# DIviding RECTangle = DIRECT; A Partitioning Algorithm

DIRECT, which is shorthand for Dividing Rectangles, is a derivative-free, sampling optimization algorithm. More specifically, DIRECT is a partitioning algorithm that samples points in a given domain and then refines the search domain at each iteration based on the function values at the sampled points. Formally, DIRECT is a global optimization algorithm, that is, given enough function evaluations and a highly sensitive stopping criteria, DIRECT will always find the global optimum of a function within a given domain. Of course, this exhaustive search can be computationally expensive and thus impractical for optimization of $\mathcal{L_\beta}$. Therefore, we will use DIRECT to find a sub-region within the feasible region that contains the global optimum, while simultaneously reducing the chance of searching in regions that contain local optima.

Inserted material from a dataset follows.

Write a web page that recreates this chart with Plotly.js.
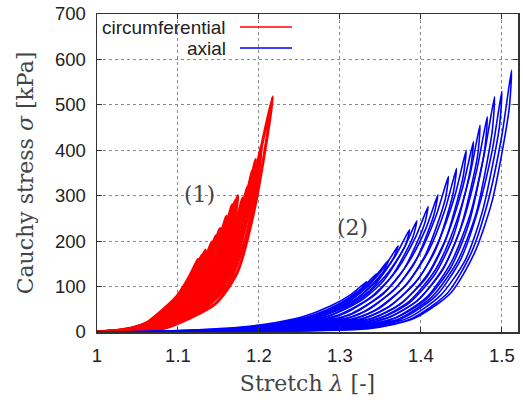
<!DOCTYPE html>
<html>
<head>
<meta charset="utf-8">
<script src="https://cdn.plot.ly/plotly-3.0.1.min.js"></script>
<style>html,body{margin:0;padding:0;background:#fff;}#chart{width:523px;height:402px;}</style>
</head>
<body>
<div id="chart"></div>
<script>
// Circumferential (red) loading/unloading cycles: stretch values and stress values (kPa)
const circLambda = [
  [1,1.015,1.040,1.060,1.0755,1.0993,1.1135,1.125,1.1215,1.1053,1.0835,1.068,1.048,1.021,1],
  [1,1.016,1.0415,1.062,1.080,1.1043,1.1185,1.130,1.1265,1.1103,1.0885,1.070,1.0495,1.022,1],
  [1,1.017,1.043,1.064,1.0845,1.1083,1.1225,1.134,1.1305,1.1143,1.0925,1.072,1.051,1.023,1],
  [1,1.019,1.046,1.067,1.0925,1.1163,1.1305,1.142,1.1385,1.1223,1.1005,1.075,1.054,1.025,1],
  [1,1.020,1.0475,1.069,1.0975,1.1213,1.1355,1.147,1.1435,1.1273,1.1055,1.077,1.0555,1.026,1],
  [1,1.021,1.049,1.0712,1.1025,1.1263,1.1405,1.152,1.1485,1.1323,1.1105,1.0792,1.057,1.027,1],
  [1,1.023,1.052,1.0792,1.1105,1.1343,1.1485,1.160,1.1565,1.1403,1.1185,1.0872,1.060,1.029,1],
  [1,1.025,1.055,1.0862,1.1175,1.1413,1.1555,1.167,1.1635,1.1473,1.1255,1.0942,1.063,1.031,1],
  [1,1.026,1.0565,1.0902,1.1215,1.1453,1.1595,1.171,1.1675,1.1513,1.1295,1.0982,1.0645,1.032,1],
  [1,1.027,1.058,1.0932,1.1245,1.1483,1.1625,1.174,1.1705,1.1543,1.1325,1.1012,1.066,1.033,1],
  [1,1.029,1.061,1.0992,1.1305,1.1543,1.1685,1.180,1.1765,1.1603,1.1385,1.1072,1.069,1.035,1],
  [1,1.031,1.064,1.1052,1.1365,1.1603,1.1745,1.186,1.1825,1.1663,1.1445,1.1132,1.072,1.037,1],
  [1,1.033,1.067,1.1112,1.1425,1.1663,1.1805,1.192,1.1885,1.1723,1.1505,1.1192,1.075,1.039,1],
  [1,1.034,1.069,1.1152,1.1465,1.1703,1.1845,1.196,1.1925,1.1763,1.1545,1.1232,1.077,1.040,1],
  [1,1.036,1.071,1.1222,1.1535,1.1773,1.1915,1.203,1.1995,1.1833,1.1615,1.1302,1.079,1.042,1],
  [1,1.040,1.075,1.139,1.166,1.187,1.201,1.217,1.211,1.193,1.173,1.146,1.083,1.046,1]
];
const circSigma = [
  [0,2,8,19,40,80,120,160,136,80,40,19,8,2,0],
  [0,2,8,20,43,85,128,170,145,85,43,20,8,2,0],
  [0,2,8,22,45,90,135,180,153,90,45,22,8,2,0],
  [0,2,8,24,50,99,149,198,168,99,50,24,8,2,0],
  [0,2,8,25,53,106,159,212,180,106,53,25,8,2,0],
  [0,2,8,27,57,114,171,228,194,114,57,27,8,2,0],
  [0,2,8,31,64,128,191,255,217,128,64,31,8,2,0],
  [0,2,8,34,70,140,210,280,238,140,70,34,8,2,0],
  [0,2,8,35,73,145,218,290,247,145,73,35,8,2,0],
  [0,2,8,36,75,150,225,300,255,150,75,36,8,2,0],
  [0,2,8,35,74,148,221,295,251,148,74,35,8,2,0],
  [0,2,8,38,80,160,240,320,272,160,80,38,8,2,0],
  [0,2,8,43,89,178,267,356,303,178,89,43,8,2,0],
  [0,2,8,46,95,190,285,380,323,190,95,46,8,2,0],
  [0,2,8,49,103,205,308,410,349,205,103,49,8,2,0],
  [0,2,8,62,130,259,389,518,440,259,130,62,8,2,0]
];

// Axial (blue) loading/unloading cycles
const axialLambda = [
  [1,1.080,1.158,1.207,1.253,1.287,1.314,1.333,1.326,1.295,1.262,1.216,1.166,1.086,1],
  [1,1.089,1.167,1.223,1.268,1.301,1.327,1.345,1.339,1.309,1.277,1.232,1.175,1.095,1],
  [1,1.098,1.175,1.242,1.285,1.317,1.342,1.360,1.354,1.325,1.294,1.251,1.183,1.104,1],
  [1,1.107,1.182,1.258,1.300,1.331,1.355,1.372,1.366,1.339,1.309,1.267,1.190,1.113,1],
  [1,1.116,1.193,1.276,1.316,1.346,1.369,1.386,1.381,1.354,1.325,1.285,1.201,1.122,1],
  [1,1.125,1.203,1.288,1.327,1.356,1.379,1.395,1.390,1.364,1.336,1.297,1.211,1.131,1],
  [1,1.134,1.217,1.288,1.306,1.344,1.371,1.393,1.409,1.404,1.379,1.353,1.315,1.297,1.225,1.140,1],
  [1,1.143,1.229,1.299,1.321,1.357,1.384,1.406,1.421,1.416,1.392,1.366,1.330,1.308,1.237,1.149,1],
  [1,1.152,1.241,1.309,1.337,1.372,1.398,1.419,1.434,1.430,1.406,1.381,1.346,1.318,1.249,1.158,1],
  [1,1.161,1.255,1.320,1.350,1.384,1.410,1.430,1.444,1.440,1.418,1.393,1.359,1.329,1.263,1.167,1],
  [1,1.170,1.266,1.330,1.364,1.398,1.422,1.442,1.456,1.452,1.430,1.407,1.373,1.339,1.274,1.176,1],
  [1,1.179,1.278,1.341,1.376,1.408,1.432,1.451,1.465,1.461,1.440,1.417,1.385,1.350,1.286,1.185,1],
  [1,1.188,1.288,1.348,1.386,1.418,1.441,1.460,1.473,1.470,1.449,1.427,1.395,1.357,1.296,1.194,1],
  [1,1.197,1.299,1.358,1.397,1.428,1.451,1.469,1.482,1.479,1.459,1.437,1.406,1.367,1.307,1.203,1],
  [1,1.206,1.309,1.367,1.408,1.438,1.461,1.478,1.491,1.488,1.468,1.445,1.414,1.374,1.316,1.211,1],
  [1,1.215,1.321,1.377,1.419,1.449,1.470,1.488,1.500,1.497,1.476,1.455,1.424,1.383,1.327,1.220,1],
  [1,1.224,1.334,1.389,1.433,1.462,1.483,1.500,1.512,1.509,1.488,1.466,1.437,1.392,1.338,1.228,1]
];
const axialSigma = [
  [0,2,8,17,33,56,83,111,94,56,33,17,8,2,0],
  [0,2,8,19,38,64,96,128,109,64,38,19,8,2,0],
  [0,2,8,24,47,79,119,158,134,79,47,24,8,2,0],
  [0,2,8,29,57,95,143,190,162,95,57,29,8,2,0],
  [0,2,8,34,68,113,169,225,191,113,68,34,8,2,0],
  [0,2,8,37,74,123,184,245,208,123,74,37,8,2,0],
  [0,2,8,30,41,83,138,207,276,235,138,83,41,30,8,2,0],
  [0,2,8,30,45,91,151,227,302,257,151,91,45,30,8,2,0],
  [0,2,8,30,51,103,171,257,342,291,171,103,51,30,8,2,0],
  [0,2,8,30,54,108,180,270,360,306,180,108,54,30,8,2,0],
  [0,2,8,30,60,120,200,300,400,340,200,120,60,30,8,2,0],
  [0,2,8,30,63,126,210,314,419,356,210,126,63,30,8,2,0],
  [0,2,8,30,68,137,228,341,455,387,228,137,68,30,8,2,0],
  [0,2,8,30,71,142,237,356,474,403,237,142,71,30,8,2,0],
  [0,2,8,30,78,155,259,389,518,440,259,155,78,30,8,2,0],
  [0,2,8,30,80,159,265,398,530,451,265,159,80,30,8,2,0],
  [0,2,8,30,86,173,288,432,576,490,288,173,86,30,8,2,0]
];

const seriesNames = ["circumferential", "axial"];
const seriesColors = ["#ff0000", "#0000ff"];
const xTickVals = [1, 1.1, 1.2, 1.3, 1.4, 1.5];
const xTickText = ["1", "1.1", "1.2", "1.3", "1.4", "1.5"];
const yTickVals = [0, 100, 200, 300, 400, 500, 600, 700];
const labelTexts = ["(1)", "(2)"];
const labelLambda = [1.126, 1.315];
const labelSigma = [303, 229];

const traces = [];
circLambda.forEach((lam, i) => {
  traces.push({
    x: lam, y: circSigma[i], type: "scatter", mode: "lines",
    line: {color: seriesColors[0], width: 3, shape: "spline", smoothing: 0.7},
    name: seriesNames[0], legendgroup: "c", showlegend: false, hoverinfo: "skip"
  });
});
axialLambda.forEach((lam, i) => {
  traces.push({
    x: lam, y: axialSigma[i], type: "scatter", mode: "lines",
    line: {color: seriesColors[1], width: 1.6, shape: "spline", smoothing: 0.7},
    name: seriesNames[1], legendgroup: "a", showlegend: false, hoverinfo: "skip"
  });
});

const tickFont = {family: "Liberation Sans, Arial, sans-serif", size: 18.5, color: "#222"};
const serifFont = {family: "DejaVu Serif, serif", size: 22, color: "#444"};

const annotations = labelTexts.map((t, i) => ({
  x: labelLambda[i], y: labelSigma[i], xref: "x", yref: "y", text: t,
  showarrow: false, font: {family: serifFont.family, size: 22, color: "#444"}
}));
// custom legend (text then sample line, gnuplot style)
const legendY = [0.959, 0.893];
seriesNames.forEach((n, i) => {
  annotations.push({
    x: 0.311, y: legendY[i], xref: "paper", yref: "paper", text: n,
    xanchor: "right", yanchor: "middle", showarrow: false,
    font: {family: tickFont.family, size: 19, color: "#222"}
  });
});

const shapes = [
  {type: "rect", xref: "paper", yref: "paper", x0: 0.004, x1: 0.48, y0: 0.87, y1: 0.995,
   fillcolor: "#fff", line: {width: 0}, layer: "between"}
];
seriesColors.forEach((c, i) => {
  shapes.push({type: "line", xref: "paper", yref: "paper", x0: 0.3397, x1: 0.4632,
    y0: legendY[i], y1: legendY[i], line: {color: c, width: 1.5}});
});

const layout = {
  width: 523, height: 402,
  margin: {l: 97, r: 5, t: 14, b: 70},
  paper_bgcolor: "#fff", plot_bgcolor: "#fff",
  showlegend: false,
  xaxis: {
    range: [1, 1.52], tickvals: xTickVals, ticktext: xTickText,
    showline: true, mirror: "allticks", linecolor: "#333", linewidth: 1.5,
    ticks: "inside", ticklen: 5, tickcolor: "#333", tickwidth: 1,
    showgrid: true, gridcolor: "#8a8a8a", griddash: "dot", gridwidth: 1,
    zeroline: false, tickfont: tickFont, ticklabelstandoff: 6,
    title: {text: "Stretch <i>λ</i> [-]", font: serifFont, standoff: 11}
  },
  yaxis: {
    range: [0, 700], tickvals: yTickVals,
    showline: true, mirror: "allticks", linecolor: "#333", linewidth: 1.5,
    ticks: "inside", ticklen: 5, tickcolor: "#333", tickwidth: 1,
    showgrid: true, gridcolor: "#8a8a8a", griddash: "dot", gridwidth: 1,
    zeroline: false, tickfont: tickFont, ticklabelstandoff: 6,
    title: {text: "Cauchy stress <i>σ</i> [kPa]", font: serifFont, standoff: 15}
  },
  annotations: annotations,
  shapes: shapes
};

Plotly.newPlot("chart", traces, layout, {staticPlot: true, displayModeBar: false});
</script>
</body>
</html>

The first step of DIRECT is to transform the user-supplied domain of the problem into a d-dimensional unit hypercube. Therefore, the feasible region as described by Finkel is
$\Omega = \{x \ \epsilon \ R^d: 0 \leq x_i \leq 1\}.$
The objective function is first evaluated at the center of this hypercube, $c_1$. DIRECT then divides the hypercube into smaller hyper-rectangles by evaluating the objective function at one-third of the distance, $\delta$, from the center in all coordinate directions ,
$c_1 \pm \delta e_i, \ i=1,...,d.$
The first division is performed so that the region with the most optimal function value is given the largest space.

Once the first division is complete, the next step is to identify potential optimal hyper-rectangles. Finkel provides the following definition for selecting potential optimal hyper-rectangles.

DEFINITION: Let $\epsilon > 0$ be a positive constant and let $f_{min}$ be the current best function value. A hyper-rectangle j is said to be potentially optimal if there exists $\hat{K} >0$ such that}
$f(c_j)-\hat{K}d_j \leq f(c_i) -\hat{d_i}, \ \forall \ i, \ \text{and}$
$f(c_j)-\hat{K}d_j \leq f_{min}- \epsilon |f_{min}|.$

Here, $c_j$ is the center of hyper-rectangle j and $d_j$ is the distance from the center to the corresponding vertices. In general, a value of $\epsilon = 10^{-4}$ is used to ensure that $f(c_j)$ exceeds $f_{min}$ by some non-trivial amount.

From the definition, we observe that a hyper-rectangle i is potentially optimal if:
1. $f(c_i) \leq f(c_j)$ for all hyper-rectangles of equal size, $d_i=d_j$ .
2. $d_i \geq d_k$ for all other hyper-rectangles k, and $f(c_i) \leq f(c_j)$ for all hyper-rectangles of equal size, $d_i=d_j$.
3. $d_i \leq d_k$ for all other hyper-rectangles k, and $f(c_i) = f_{min}$

Once a hyper-rectangle is selected as being potentially optimal, DIRECT begins dividing the hyper-rectangle into smaller hyper-rectangles. First, the objective function is evaluated at points $c \pm \delta e_i$ for all longest dimensions i. Of course, if the hyper-rectangle is a hypercube, then the objective function is evaluated in all coordinate directions $e_i$, which is identical to the initial sampling step. We then divide the hyper-rectangle, with order determined by the objective function values returned during the sampling phase.

The three Figures below provides a 2-dimensional visualization of how DIRECT samples and divides its search space. The bold regions are the potentially optimal rectangles, which are to be divided. The first iteration, (a), shows that the right-most rectangle is potentially optimal, and is therefore sampled and divided along its vertical dimension. The second iteration, (b), shows that both the left-most rectangle, and the right-most, central rectangles are potential optimal. Here we apply the second condition for selecting potential optimal rectangles, in which the longest side of the left-most rectangle is greater than the longest side of all other rectangles, and therefore by default, the function value at the center of the left-most rectangle is less than the function value of all other rectangles of equal size. Again, we sample and divide the rectangles according to their dimension. This process of selecting potentially optimal rectangles, sampling and dividing is once again repeated in the third iteration, (c) and continues for subsequent iterations until the stopping criteria is met.

After the initial sampling phase, the rectangle on the far right is potentially optimal, and is therefore divided into thirds along its longest side.

The central rectangle on the far right is potentially optimal. This rectangle is a cube, therefore division is identical to that of the initial sampling phase. The rectangle on the far left is also potentially optimal as it has a side which is longer than the sides of all other rectangles.

he cube in the center of the far right rectangle is potentially optimal and is divided. In this case, the central cube on the bottom row, which has a side length that is greater than or equal to the side length of all other rectangles, is is also potentially optimal and is therefore divided.